(Objective): Reproduce nothing except the lines between the line with "Recreate this image" and the line with "c_ratio = [4.80, 4.80, 4.80, 4.81, 4.81, 4.82, 4.82, 4.84]", both ends included, and please leave out pictures.

(Provided material):
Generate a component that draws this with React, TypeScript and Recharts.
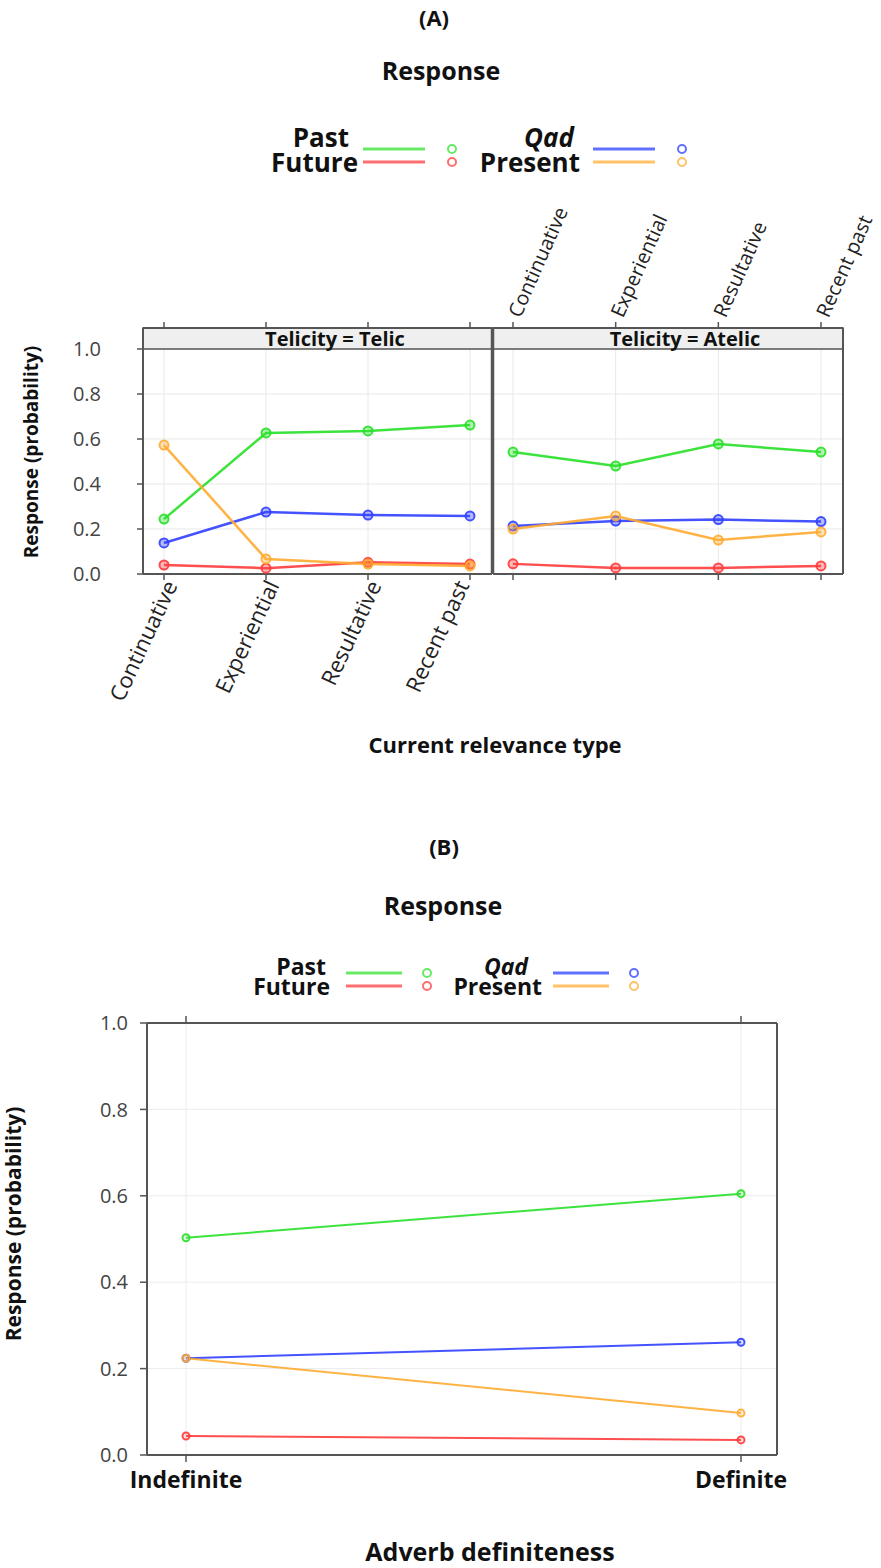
import React from 'react'
import { LineChart, Line, XAxis, YAxis, CartesianGrid, ReferenceArea } from 'recharts'

const FONT = '"Open Sans", "Noto Sans", sans-serif'

// ---- data ----
const relevanceTypes = ['Continuative', 'Experiential', 'Resultative', 'Recent past']

const telicPast = [0.244, 0.627, 0.636, 0.662]
const telicQad = [0.138, 0.275, 0.262, 0.258]
const telicFuture = [0.04, 0.026, 0.052, 0.044]
const telicPresent = [0.573, 0.067, 0.044, 0.036]

const atelicPast = [0.542, 0.48, 0.578, 0.542]
const atelicQad = [0.213, 0.235, 0.242, 0.233]
const atelicFuture = [0.045, 0.027, 0.027, 0.036]
const atelicPresent = [0.2, 0.258, 0.151, 0.187]

const definiteness = ['Indefinite', 'Definite']
const defPast = [0.503, 0.605]
const defQad = [0.224, 0.261]
const defFuture = [0.044, 0.035]
const defPresent = [0.224, 0.097]

const yTicks = [0, 0.2, 0.4, 0.6, 0.8, 1.0]

const seriesKeys = ['past', 'future', 'qad', 'present']
const seriesNames = ['Past', 'Future', 'Qad', 'Present']
const seriesColors = ['#28e028', '#ff3b3b', '#3040ff', '#ffab30']
const legendColors = ['#66ea66', '#ff6e6e', '#6070ff', '#ffc266']

function buildRows(cats: string[], past: number[], future: number[], qad: number[], present: number[]) {
  return cats.map((cat, i) => ({ cat, past: past[i], future: future[i], qad: qad[i], present: present[i] }))
}

const telicRows = buildRows(relevanceTypes, telicPast, telicFuture, telicQad, telicPresent)
const atelicRows = buildRows(relevanceTypes, atelicPast, atelicFuture, atelicQad, atelicPresent)
const defRows = buildRows(definiteness, defPast, defFuture, defQad, defPresent)

const AXIS = '#555'
const STRIP_TOP = 1.0933

const EmptyTick = () => <g />

const BottomRotTick = (props: any) => {
  const { x, y, payload } = props
  const ax = x + 7
  return (
    <text
      x={ax}
      y={y}
      dy="0.35em"
      textAnchor="end"
      transform={`rotate(-65 ${ax} ${y})`}
      fontSize={22}
      fill="#222"
      fontFamily={FONT}
    >
      {payload.value}
    </text>
  )
}

const TopRotTick = (props: any) => {
  const { x, y, payload } = props
  const ax = x + 1
  return (
    <text
      x={ax}
      y={y}
      dy="0.35em"
      textAnchor="start"
      transform={`rotate(-66 ${ax} ${y})`}
      fontSize={20}
      fill="#222"
      fontFamily={FONT}
    >
      {payload.value}
    </text>
  )
}

const stripShape = (padL: number, padR: number) => (p: any) => (
  <rect
    x={p.x - padL}
    y={p.y}
    width={p.width + padL + padR}
    height={p.height}
    fill="#efefef"
    stroke={AXIS}
    strokeWidth={1.5}
  />
)

const stripLabel = (text: string) => (props: any) => {
  const vb = props.viewBox
  return (
    <text
      x={vb.x + vb.width / 2 + 18}
      y={vb.y + vb.height / 2}
      dy="0.36em"
      textAnchor="middle"
      fontSize={20}
      fontWeight={700}
      fill="#111"
      fontFamily={FONT}
    >
      {text}
    </text>
  )
}

function seriesLines(width: number, r: number, fillOpacity: number) {
  return seriesKeys.map((key, i) => (
    <Line
      key={key}
      dataKey={key}
      name={seriesNames[i]}
      stroke={seriesColors[i]}
      strokeWidth={width}
      strokeOpacity={0.9}
      dot={{ r, fill: seriesColors[i], fillOpacity, stroke: seriesColors[i], strokeWidth: 2 }}
      activeDot={false}
      isAnimationActive={false}
    />
  ))
}

const abs: React.CSSProperties = { position: 'absolute', left: 0, top: 0 }

function LegendBlock({ fontSize, baselines, lineYs, cols }: {
  fontSize: number
  baselines: number[]
  lineYs: number[]
  cols: { idx: number[]; textEnds: number[]; lineX: [number, number]; circleX: number }[]
}) {
  return (
    <g fontFamily={FONT} fontWeight={700} fontSize={fontSize}>
      {cols.map((col, c) =>
        col.idx.map((si, row) => (
          <g key={`${c}-${row}`}>
            <text
              x={col.textEnds[row]}
              y={baselines[row]}
              textAnchor="end"
              fill="#111"
              fontStyle={seriesNames[si] === 'Qad' ? 'italic' : 'normal'}
            >
              {seriesNames[si]}
            </text>
            <line x1={col.lineX[0]} x2={col.lineX[1]} y1={lineYs[row]} y2={lineYs[row]} stroke={legendColors[si]} strokeWidth={3} />
            <circle cx={col.circleX} cy={lineYs[row]} r={4} fill="none" stroke={legendColors[si]} strokeWidth={2} />
          </g>
        )),
      )}
    </g>
  )
}

function Overlay() {
  return (
    <svg width={881} height={1568} style={{ ...abs, pointerEvents: 'none' }}>
      <g fontFamily={FONT} fontWeight={700} fill="#111">
        <text x={434} y={26} textAnchor="middle" fontSize={22}>(A)</text>
        <text x={441} y={80} textAnchor="middle" fontSize={25}>Response</text>
        <text x={31} y={452} dy="0.35em" textAnchor="middle" fontSize={19} transform="rotate(-90 31 452)">
          Response (probability)
        </text>
        <text x={495} y={753} textAnchor="middle" fontSize={22}>Current relevance type</text>

        <text x={444} y={855} textAnchor="middle" fontSize={22}>(B)</text>
        <text x={443} y={915} textAnchor="middle" fontSize={25}>Response</text>
        <text x={14} y={1224} dy="0.35em" textAnchor="middle" fontSize={21} transform="rotate(-90 14 1224)">
          Response (probability)
        </text>
        <text x={490} y={1561} textAnchor="middle" fontSize={25}>Adverb definiteness</text>
      </g>
      <LegendBlock
        fontSize={26}
        baselines={[147, 172]}
        lineYs={[149, 162]}
        cols={[
          { idx: [0, 1], textEnds: [349, 358], lineX: [363, 425], circleX: 452 },
          { idx: [2, 3], textEnds: [574, 580], lineX: [593, 655], circleX: 682 },
        ]}
      />
      <LegendBlock
        fontSize={23}
        baselines={[975, 995]}
        lineYs={[973, 986]}
        cols={[
          { idx: [0, 1], textEnds: [326, 330], lineX: [346, 402], circleX: 427 },
          { idx: [2, 3], textEnds: [528, 542], lineX: [553, 609], circleX: 634 },
        ]}
      />
    </svg>
  )
}

const numTick = (size: number) => ({ fontSize: size, fill: '#444', fontFamily: FONT })

export default function App() {
  return (
    <div style={{ ...abs, width: 881, height: 1568, background: '#fff', fontFamily: FONT }}>
      <Overlay />

      {/* (A) left panel: Telic */}
      <div style={abs}>
        <LineChart width={493} height={760} data={telicRows} margin={{ top: 318, right: 0, bottom: 156, left: 83 }}>
          <CartesianGrid stroke="#e8e8e8" strokeWidth={1} />
          <XAxis dataKey="cat" padding={{ left: 21, right: 22 }} height={30} tickSize={6} tickMargin={2}
            axisLine={{ stroke: AXIS, strokeWidth: 2 }} tickLine={{ stroke: AXIS, strokeWidth: 1.5 }} tick={<BottomRotTick />} />
          <XAxis xAxisId="t" orientation="top" dataKey="cat" padding={{ left: 21, right: 22 }} height={10} tickSize={6}
            axisLine={{ stroke: AXIS, strokeWidth: 2 }} tickLine={{ stroke: AXIS, strokeWidth: 1.5 }} tick={<EmptyTick />} />
          <YAxis domain={[0, STRIP_TOP]} ticks={yTicks} width={60} tickSize={6} tickMargin={36}
            tickFormatter={(v: number) => v.toFixed(1)} tick={numTick(20)}
            axisLine={{ stroke: AXIS, strokeWidth: 2 }} tickLine={{ stroke: AXIS, strokeWidth: 1.5 }} />
          <YAxis yAxisId="r" orientation="right" domain={[0, STRIP_TOP]} ticks={yTicks} width={1}
            tick={<EmptyTick />} tickLine={false} axisLine={{ stroke: AXIS, strokeWidth: 2.5 }} />
          <ReferenceArea y1={1} y2={STRIP_TOP} shape={stripShape(21, 22)} label={stripLabel('Telicity = Telic')} />
          {seriesLines(2.5, 4.5, 0.35)}
        </LineChart>
      </div>

      {/* (A) right panel: Atelic */}
      <div style={abs}>
        <LineChart width={881} height={760} data={atelicRows} margin={{ top: 318, right: 28, bottom: 156, left: 492 }}>
          <CartesianGrid stroke="#e8e8e8" strokeWidth={1} />
          <XAxis dataKey="cat" padding={{ left: 20, right: 22 }} height={30} tickSize={6}
            axisLine={{ stroke: AXIS, strokeWidth: 2 }} tickLine={{ stroke: AXIS, strokeWidth: 1.5 }} tick={<EmptyTick />} />
          <XAxis xAxisId="t" orientation="top" dataKey="cat" padding={{ left: 20, right: 22 }} height={10} tickSize={6} tickMargin={6}
            axisLine={{ stroke: AXIS, strokeWidth: 2 }} tickLine={{ stroke: AXIS, strokeWidth: 1.5 }} tick={<TopRotTick />} />
          <YAxis domain={[0, STRIP_TOP]} ticks={yTicks} width={1} tick={<EmptyTick />} tickLine={false}
            axisLine={{ stroke: AXIS, strokeWidth: 2.5 }} />
          <YAxis yAxisId="r" orientation="right" domain={[0, STRIP_TOP]} ticks={yTicks} width={10} tickSize={6}
            tick={<EmptyTick />} axisLine={{ stroke: AXIS, strokeWidth: 2 }} tickLine={{ stroke: AXIS, strokeWidth: 1.5 }} />
          <ReferenceArea y1={1} y2={STRIP_TOP} shape={stripShape(20, 22)} label={stripLabel('Telicity = Atelic')} />
          {seriesLines(2.5, 4.5, 0.35)}
        </LineChart>
      </div>

      {/* (B) */}
      <div style={abs}>
        <LineChart width={881} height={1568} data={defRows} margin={{ top: 1013, right: 94, bottom: 73, left: 87 }}>
          <CartesianGrid stroke="#ececec" strokeWidth={1} />
          <XAxis dataKey="cat" padding={{ left: 39, right: 36 }} height={40} tickSize={7} tickMargin={10}
            axisLine={{ stroke: AXIS, strokeWidth: 2 }} tickLine={{ stroke: AXIS, strokeWidth: 1.5 }}
            tick={{ fontSize: 23, fontWeight: 700, fill: '#111', fontFamily: FONT }} />
          <XAxis xAxisId="t" orientation="top" dataKey="cat" padding={{ left: 39, right: 36 }} height={10} tickSize={7}
            axisLine={{ stroke: AXIS, strokeWidth: 2 }} tickLine={{ stroke: AXIS, strokeWidth: 1.5 }} tick={<EmptyTick />} />
          <YAxis domain={[0, 1]} ticks={yTicks} width={60} tickSize={7} tickMargin={12}
            tickFormatter={(v: number) => v.toFixed(1)} tick={numTick(20)}
            axisLine={{ stroke: AXIS, strokeWidth: 2 }} tickLine={{ stroke: AXIS, strokeWidth: 1.5 }} />
          <YAxis yAxisId="r" orientation="right" domain={[0, 1]} ticks={yTicks} width={10} tickSize={7}
            tick={<EmptyTick />} axisLine={{ stroke: AXIS, strokeWidth: 2 }} tickLine={{ stroke: AXIS, strokeWidth: 1.5 }} />
          {seriesLines(2, 3.5, 0.15)}
        </LineChart>
      </div>
    </div>
  )
}
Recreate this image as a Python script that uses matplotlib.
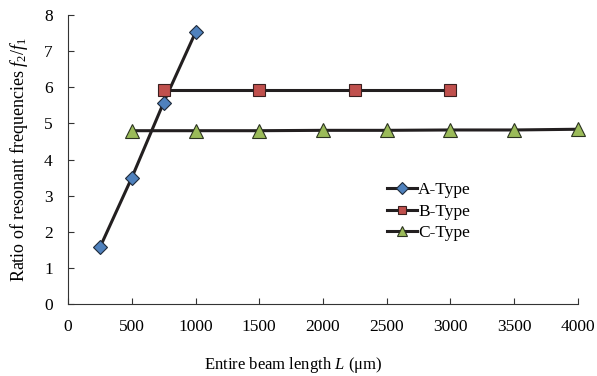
import matplotlib.pyplot as plt

plt.rcParams["font.family"] = ["Liberation Serif", "DejaVu Serif"]
plt.rcParams["mathtext.fontset"] = "custom"
plt.rcParams["mathtext.it"] = "Liberation Serif:italic"
plt.rcParams["mathtext.rm"] = "Liberation Serif"

a_length = [250, 500, 750, 1000]
a_ratio = [1.57, 3.50, 5.58, 7.52]

b_length = [750, 1500, 2250, 3000]
b_ratio = [5.92, 5.92, 5.92, 5.92]

c_length = [500, 1000, 1500, 2000, 2500, 3000, 3500, 4000]
c_ratio = [4.80, 4.80, 4.80, 4.81, 4.81, 4.82, 4.82, 4.84]

fig = plt.figure(figsize=(5.97, 3.76), dpi=100)
ax = fig.add_axes([0.114, 0.191, 0.854, 0.769])

line_color = "#231f20"
ax.plot(a_length, a_ratio, color=line_color, lw=2.2, marker="D", ms=7.5,
        mfc="#4f81bd", mec="#1f2a3a", mew=0.8, label="A-Type", zorder=3, clip_on=False)
ax.plot(b_length, b_ratio, color=line_color, lw=2.2, marker="s", ms=8,
        mfc="#c0504d", mec="#3a1f1f", mew=0.8, label="B-Type", zorder=3, clip_on=False)
ax.plot(c_length, c_ratio, color=line_color, lw=2.2, marker="^", ms=10,
        mfc="#9bbb59", mec="#2b3320", mew=0.8, label="C-Type", zorder=3, clip_on=False)

ax.set_xlim(0, 4000)
ax.set_ylim(0, 8)
ax.set_xticks(range(0, 4001, 500))
ax.set_yticks(range(0, 9))
ax.spines["top"].set_visible(False)
ax.spines["right"].set_visible(False)
for side in ["left", "bottom"]:
    ax.spines[side].set_color("#333333")
ax.tick_params(direction="in", length=4, labelsize=12.5, pad=11, color="#333333")

ax.set_xlabel(r"Entire beam length $L$ ($\mathrm{\mu}$m)", fontsize=12)
ax.xaxis.set_label_coords(0.441, -0.175)
ax.set_ylabel(r"Ratio of resonant frequencies $f_2$/$f_1$", fontsize=13, labelpad=10)

ax.legend(loc="center left", bbox_to_anchor=(0.595, 0.32), frameon=False,
          fontsize=12.5, handlelength=1.75, handletextpad=0.05, labelspacing=0.3,
          markerscale=0.75)

fig.savefig("out.png", dpi=100)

(Correct response):
Recreate this image as a Python script that uses matplotlib.
import matplotlib.pyplot as plt

plt.rcParams["font.family"] = ["Liberation Serif", "DejaVu Serif"]
plt.rcParams["mathtext.fontset"] = "custom"
plt.rcParams["mathtext.it"] = "Liberation Serif:italic"
plt.rcParams["mathtext.rm"] = "Liberation Serif"

a_length = [250, 500, 750, 1000]
a_ratio = [1.57, 3.50, 5.58, 7.52]

b_length = [750, 1500, 2250, 3000]
b_ratio = [5.92, 5.92, 5.92, 5.92]

c_length = [500, 1000, 1500, 2000, 2500, 3000, 3500, 4000]
c_ratio = [4.80, 4.80, 4.80, 4.81, 4.81, 4.82, 4.82, 4.84]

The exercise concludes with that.